Our musical celebration of America250 extends beyond merely highlighting American composers and music. The season has been thoughtfully curated to reflect the complexity of what it means to be American—the achievements and ideals on which this country was founded, as well as the darker aspects of our past and present that stand in the way of fulfilling these ideals.
For instance, in Cirque: A Space Odyssey (July 22), we celebrate American innovation in the field of space exploration with a program of classical and cinematic space-inspired music. We honor the contributions of LGBTQ+ musicians and composers in our Pride Concert (June 26/27), while memorializing those lost to AIDS with John Corigliano’s Symphony No. 1 (August 7/8). We also acknowledge the pain and destruction wrought by and left in the wake of colonialism in the Americas through Gabriela Lena Frank’s Conquest Requiem (June 12/13) and James MacMillan’s Cantos Sagrados (July 17/18).
Black history forms an integral part of our commemoration of America250. On June 17, we hear Julia Perry’s Short Piece, a concise masterwork by a composer whose race and sex were obstacles to her having the career she deserved. We also present the Festival premiere of Symphony No. 3 by Chicagoan Florence Price, alongside Festive Overture by the “Dean of African American Composers” William Grant Still (July 15). Then, conductor Kedrick Armstrong makes his Grant Park debut with An Evening with Ben Folds (July 29), followed by a program featuring Coleridge Taylor Perkinson’s Sinfonietta No. 1, Samuel Coleridge-Taylor’s Violin Concerto, and Duke Ellington’s The Three Black Kings, a piece intended as a eulogy for Dr. Martin Luther King, Jr. (July 31/August 1).
Any celebration of what it means to be American would be incomplete without acknowledging the contributions of immigrants. As President John F. Kennedy wrote in his book A Nation of Immigrants, “Everywhere immigrants have enriched and strengthened the fabric of American life.” Those words are just as true today as they were when he wrote them nearly 70 years ago.

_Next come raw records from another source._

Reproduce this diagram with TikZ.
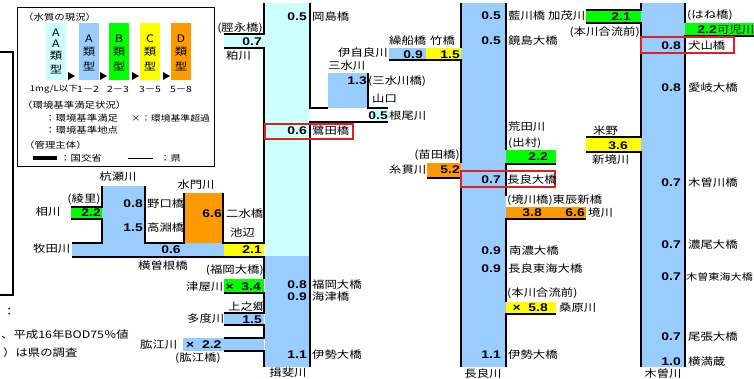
\documentclass[tikz,border=0pt]{standalone}
\usepackage{fontspec}
\setmainfont{Liberation Sans}
\newfontfamily\jpfont[FakeStretch=1.2]{Noto Sans CJK JP}
\newfontfamily\numfont[FakeStretch=1.25]{Liberation Sans}
\usetikzlibrary{positioning}
\definecolor{typAA}{HTML}{CCFFFF}
\definecolor{typA}{HTML}{99CCFF}
\definecolor{typB}{HTML}{00FF00}
\definecolor{typC}{HTML}{FFFF00}
\definecolor{typD}{HTML}{FF9900}
\definecolor{chkred}{HTML}{E02020}

\tikzset{
  lbl/.style={inner sep=0pt, font=\jpfont\fontsize{8.8}{9}\selectfont},
  lgd/.style={inner sep=0pt, font=\jpfont\fontsize{7.4}{8}\selectfont},
  val/.style={inner sep=0pt, font=\numfont\bfseries\fontsize{9.5}{10}\selectfont},
  bank/.style={line width=1.4pt},
  chk/.style={draw=chkred, line width=1pt},
}

\begin{document}
\begin{tikzpicture}[x=0.03cm, y=-0.03cm]
\useasboundingbox (0,0) rectangle (754,378);

% colour of the river stretches
\fill[typAA] (265,3) rectangle (310,256);
\fill[typA]  (265,256) rectangle (310,367);
\fill[typA]  (461,3) rectangle (506,367);
\fill[typA]  (641,3) rectangle (685,367);
\fill[typAA] (224,34) rectangle (264,48);
\fill[typA]  (328,73) rectangle (368,108);
\fill[typAA] (372,109) rectangle (388,121);
\fill[typA]  (389,48) rectangle (426,60);
\fill[typC]  (426,48) rectangle (461,60);
\fill[typD]  (427,163) rectangle (461,177);
\fill[typB]  (506,150) rectangle (556,163);
\fill[typD]  (506,207) rectangle (586,218);
\fill[typC]  (506,302) rectangle (556,313);
\fill[typB]  (586,10) rectangle (641,23);
\fill[typC]  (586,138) rectangle (641,151);
\fill[typB]  (685,23) rectangle (754,35);
\fill[typA]  (102,186) rectangle (145,243);
\fill[typB]  (71,207) rectangle (102,219);
\fill[typD]  (184,193) rectangle (223,243);
\fill[typA]  (72,243) rectangle (224,257);
\fill[typC]  (224,243) rectangle (264,257);
\fill[typB]  (224,279) rectangle (264,292);
\fill[typA]  (224,313) rectangle (264,325);
\fill[typA]  (183,338) rectangle (264,351);

% banks: Ibi
\draw[bank] (310,3) -- (310,108) -- (328,108);
\draw[bank] (368,73) -- (368,108) -- (388,108);
\draw[bank] (388,122) -- (310,122) -- (310,367);
\draw[bank] (264,3) -- (264,34) -- (224,34);
\draw[bank] (224,48) -- (264,48) -- (264,243) -- (223,243) -- (223,193);
\draw[bank] (184,193) -- (184,243) -- (145,243) -- (145,186);
\draw[bank] (102,186) -- (102,207) -- (71,207);
\draw[bank] (71,219) -- (102,219) -- (102,243) -- (72,243);
\draw[bank] (72,257) -- (264,257) -- (264,279);
\draw[bank] (224,293) -- (264,293) -- (264,313) -- (224,313);
\draw[bank] (224,325) -- (264,325) -- (264,338) -- (224,338);
\draw[bank] (224,351) -- (264,351) -- (264,367);
% banks: Nagara
\draw[bank] (461,3) -- (461,48);
\draw[bank] (389,60) -- (461,60) -- (461,163);
\draw[bank] (427,178) -- (461,178) -- (461,367);
\draw[bank] (506,3) -- (506,150);
\draw[bank] (556,164) -- (506,164) -- (506,196);
\draw[bank] (586,219) -- (506,219) -- (506,302);
\draw[bank] (556,314) -- (506,314) -- (506,367);
% banks: Kiso
\draw[bank] (641,3) -- (641,10) -- (586,10);
\draw[bank] (586,23) -- (641,23) -- (641,137) -- (586,137);
\draw[bank] (586,152) -- (641,152) -- (641,367);
\draw[bank] (685,3) -- (685,23);
\draw[bank] (754,36) -- (685,36) -- (685,367);

% reference points
\draw[chk] (265,124) rectangle (353,139);
\draw[chk] (461,171) rectangle (555,187);
\draw[chk] (641,37) rectangle (734,53);

% cut-off note frame
\draw[line width=1pt] (0,52) -- (13,52) -- (13,295) -- (0,295);
\node[lbl, anchor=west] (note1) at (3,312) {：};
\node[lbl, anchor=west] (note2) at (1,335) {、平成16年BOD75％値};
\node[lbl, anchor=west] (note3) at (3,353) {）は県の調査};

% legend
\draw[line width=0.8pt] (17,7) rectangle (214,166);
\node[lgd, anchor=west] (lgtitle) at (23,17) {（水質の現況）};
\foreach \c/\x in {typAA/46, typA/79, typB/109, typC/140, typD/171}
  \fill[\c] (\x,23) rectangle ++(20,57);
\foreach \x in {68,100,132,163}
  \fill (\x,72) -- (\x+7,76) -- (\x,80) -- cycle;
\node[lbl] (ltrAA1) at (56,33) {A};
\node[lbl] (ltrAA2) at (56,44) {A};
\node[lbl] (ruiAA) at (56,56) {類};
\node[lbl] (keiAA) at (56,69) {型};
\foreach \x/\l in {89/A, 119/B, 150/C, 181/D} {
  \node[lbl] (ltr\l) at (\x,39) {\l};
  \node[lbl] (rui\l) at (\x,52) {類};
  \node[lbl] (kei\l) at (\x,66) {型};
}
\node[lgd, font=\jpfont\fontsize{6.8}{7}\selectfont] (rgAA) at (54,89) {1mg/L以下};
\node[lgd] (rgA) at (88,89) {1－2};
\node[lgd] (rgB) at (118,89) {2－3};
\node[lgd] (rgC) at (150,89) {3－5};
\node[lgd] (rgD) at (181,89) {5－8};
\node[lgd, anchor=west] (lgstd) at (22,105) {（環境基準満足状況）};
\node[lgd, anchor=west] (lgok) at (45,118) {：環境基準満足};
\node[lgd, anchor=west, font=\jpfont\fontsize{7}{8}\selectfont] (lgng) at (131,118) {×：環境基準超過};
\node[lgd, anchor=west] (lgpt) at (45,130) {：環境基準地点};
\node[lgd, anchor=west] (lgmgr) at (24,145) {（管理主体）};
\draw[line width=2.6pt] (33,158) -- (57,158);
\node[lgd, anchor=west] (lgkuni) at (60,158) {：国交省};
\draw[line width=0.8pt] (128,158) -- (153,158);
\node[lgd, anchor=west] (lgken) at (160,158) {：県};

% Ibi river and its branches
\node[val, anchor=east] (v_okajima) at (307,17) {0.5};
\node[lbl, anchor=west] (okajima) at (312,17) {岡島橋};
\node[val, anchor=east] (v_sagita) at (307,131) {0.6};
\node[lbl, anchor=west] (sagita) at (312,131) {鷺田橋};
\node[val, anchor=east] (v_fukuoka) at (307,285) {0.8};
\node[lbl, anchor=west] (fukuoka) at (312,285) {福岡大橋};
\node[val, anchor=east] (v_kaizu) at (307,297) {0.9};
\node[lbl, anchor=west] (kaizu) at (312,297) {海津橋};
\node[val, anchor=east] (v_iseibi) at (307,355) {1.1};
\node[lbl, anchor=west] (iseibi) at (312,355) {伊勢大橋};
\node[lbl] (ibi) at (288,373) {揖斐川};

\node[lbl, anchor=east] (sunenaga) at (263,28) {(脛永橋)};
\node[val, anchor=east] (v_kasu) at (262,42) {0.7};
\node[lbl, anchor=west] (kasu) at (226,56) {粕川};

\node[lbl, anchor=west] (ijira) at (338,53) {伊自良川};
\node[lbl, anchor=west] (sanzui) at (328,66) {三水川};
\node[val, anchor=east] (v_sanzui) at (367,81) {1.3};
\node[lbl, anchor=west] (sanzuibr) at (368,81) {(三水川橋)};
\node[lbl, anchor=west] (yamaguchi) at (372,99) {山口};
\node[val, anchor=east] (v_neo) at (388,116) {0.5};
\node[lbl, anchor=west] (neo) at (389,116) {根尾川};
\node[lbl, anchor=west] (kurifune) at (389,41) {繰船橋};
\node[lbl, anchor=west] (takehashi) at (430,41) {竹橋};
\node[val, anchor=east] (v_kurifune) at (423,55) {0.9};
\node[val, anchor=east] (v_takehashi) at (460,55) {1.5};

\node[lbl] (kuise) at (118,177) {杭瀬川};
\node[val, anchor=east] (v_noguchi) at (143,204) {0.8};
\node[lbl, anchor=west] (noguchi) at (147,204) {野口橋};
\node[val, anchor=east] (v_takabuchi) at (143,228) {1.5};
\node[lbl, anchor=west] (takabuchi) at (147,228) {高淵橋};
\node[lbl] (suimon) at (196,185) {水門川};
\node[val, anchor=east] (v_nisui) at (222,214) {6.6};
\node[lbl, anchor=west] (nisui) at (226,214) {二水橋};
\node[lbl, anchor=west] (ikenobe) at (230,233) {池辺};
\node[lbl] (ayasato) at (84,199) {(綾里)};
\node[val, anchor=east] (v_aikawa) at (101,213) {2.2};
\node[lbl] (aikawa) at (48,212) {相川};
\node[lbl, anchor=west] (makita) at (33,249) {牧田川};
\node[val] (v_yokosone) at (171,250) {0.6};
\node[val, anchor=east] (v_ikenobe) at (262,250) {2.1};
\node[lbl, anchor=west] (yokosone) at (138,266) {横曽根橋};
\node[lbl, anchor=east] (fukuokatsuya) at (264,270) {(福岡大橋)};
\node[lbl, anchor=west] (tsuya) at (186,287) {津屋川};
\node[val, anchor=east] (v_tsuya) at (261,287) {×\ \ 3.4};
\node[lbl, anchor=west] (kaminogo) at (228,307) {上之郷};
\node[val, anchor=east] (v_tado) at (262,320) {1.5};
\node[lbl, anchor=west] (tado) at (187,319) {多度川};
\node[lbl, anchor=west] (hiji) at (140,345) {肱江川};
\node[val, anchor=west] (v_hiji) at (186,345) {×\ \ 2.2};
\node[lbl, anchor=west] (hijibr) at (175,358) {(肱江橋)};

% Nagara river and its branches
\node[val, anchor=east] (v_aikawabr) at (501,16) {0.5};
\node[lbl, anchor=west] (aikawabr) at (508,16) {藍川橋};
\node[val, anchor=east] (v_kagami) at (501,41) {0.5};
\node[lbl, anchor=west] (kagami) at (508,41) {鏡島大橋};
\node[val, anchor=east] (v_nagarabr) at (501,180) {0.7};
\node[lbl, anchor=west] (nagarabr) at (507,180) {長良大橋};
\node[val, anchor=east] (v_nanno) at (501,251) {0.9};
\node[lbl, anchor=west] (nanno) at (509,251) {南濃大橋};
\node[val, anchor=east] (v_nagaratokai) at (501,269) {0.9};
\node[lbl, anchor=west] (nagaratokai) at (508,269) {長良東海大橋};
\node[val, anchor=east] (v_isenag) at (501,355) {1.1};
\node[lbl, anchor=west] (isenag) at (508,355) {伊勢大橋};
\node[lbl] (nagara) at (483,374) {長良川};

\node[lbl, anchor=west] (arata) at (508,127) {荒田川};
\node[lbl, anchor=west] (demura) at (508,143) {(出村)};
\node[val, anchor=east] (v_arata) at (548,157) {2.2};
\node[lbl, anchor=east] (nawada) at (460,155) {(苗田橋)};
\node[lbl, anchor=west] (itonuki) at (389,170) {糸貫川};
\node[val, anchor=east] (v_itonuki) at (460,170) {5.2};
\node[lbl, anchor=west] (toshin) at (507,200) {(境川橋)東辰新橋};
\node[val, anchor=east] (v_sakaibr) at (542,213) {3.8};
\node[val, anchor=east] (v_toshin) at (585,213) {6.6};
\node[lbl, anchor=west] (sakai) at (588,213) {境川};
\node[lbl, anchor=west] (kuwagoryu) at (507,293) {(本川合流前)};
\node[val, anchor=east] (v_kuwabara) at (548,308) {×\ \ 5.8};
\node[lbl, anchor=west] (kuwabara) at (559,308) {桑原川};

% Kiso river and its branches
\node[lbl, anchor=west] (kamo) at (548,16) {加茂川};
\node[val, anchor=east] (v_kamo) at (631,17) {2.1};
\node[lbl, anchor=east] (kamogoryu) at (640,32) {(本川合流前)};
\node[lbl, anchor=west] (yoneno) at (593,131) {米野};
\node[val, anchor=east] (v_yoneno) at (628,146) {3.6};
\node[lbl, anchor=west] (shinsakai) at (592,160) {新境川};
\node[lbl, anchor=west] (hanebr) at (687,15) {(はね橋)};
\node[val, anchor=east] (v_kani) at (717,30) {2.2};
\node[lbl, anchor=west] (kani) at (717,30) {可児川};
\node[val, anchor=east] (v_inuyama) at (681,46) {0.8};
\node[lbl, anchor=west] (inuyama) at (688,46) {犬山橋};
\node[val, anchor=east] (v_aigi) at (681,88) {0.8};
\node[lbl, anchor=west] (aigi) at (688,88) {愛岐大橋};
\node[val, anchor=east] (v_kisobr) at (681,183) {0.7};
\node[lbl, anchor=west] (kisobr) at (688,183) {木曽川橋};
\node[val, anchor=east] (v_nobi) at (681,245) {0.7};
\node[lbl, anchor=west] (nobi) at (688,245) {濃尾大橋};
\node[val, anchor=east] (v_kisotokai) at (681,277) {0.7};
\node[lbl, anchor=west, font=\jpfont\fontsize{7.9}{8}\selectfont] (kisotokai) at (686,277) {木曽東海大橋};
\node[val, anchor=east] (v_owari) at (681,337) {0.7};
\node[lbl, anchor=west] (owari) at (688,337) {尾張大橋};
\node[val, anchor=east] (v_yokomakura) at (681,362) {1.0};
\node[lbl, anchor=west] (yokomakura) at (688,362) {横満蔵};
\node[lbl] (kiso) at (663,374) {木曽川};
\end{tikzpicture}
\end{document}
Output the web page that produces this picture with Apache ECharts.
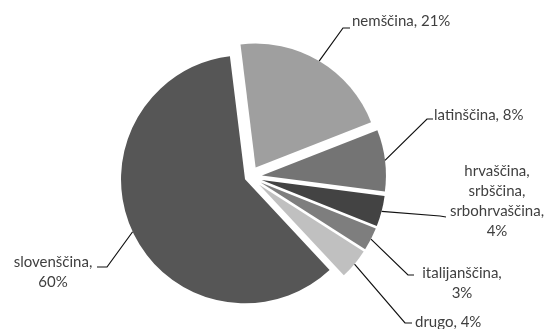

On June 24, we present Peter Boyer’s Ellis Island: The Dream of America, a poignant multimedia work that brings together symphonic music, dramatic recitations, and visual projections to tell the story of the American immigrant experience in the early 20th century. Our August 5 concert then celebrates three prominent immigrant populations in our city—Mexican, Polish, and Italian—with Juan Pablo Contreras’s Mariachitlán, Chopin’s Piano Concerto No. 2, and Tchaikovsky’s Capriccio Italien. We also feature several soloists who have made the United States their home, including Belarusian–American violinist Yevgeny Kutik in Joseph Schwantner’s Violin Concerto (July 10/11) and Russian–American pianist Olga Kern in Rachmaninov’s Piano Concerto No. 3 (July 1/3).
Capping off the season is none other than Beethoven’s Ninth Symphony (August 14/15). Written in a time of political upheaval and repression following the Napoleonic Wars, Beethoven’s epic final symphony makes a bold philosophical statement. “All men become brothers,” the chorus proclaims in the famous “Ode to Joy.” What better way to conclude our musical celebration of 250 years of the American experiment than to remind us of the ideals on which our country was founded: freedom, democracy, and above all, our common humanity.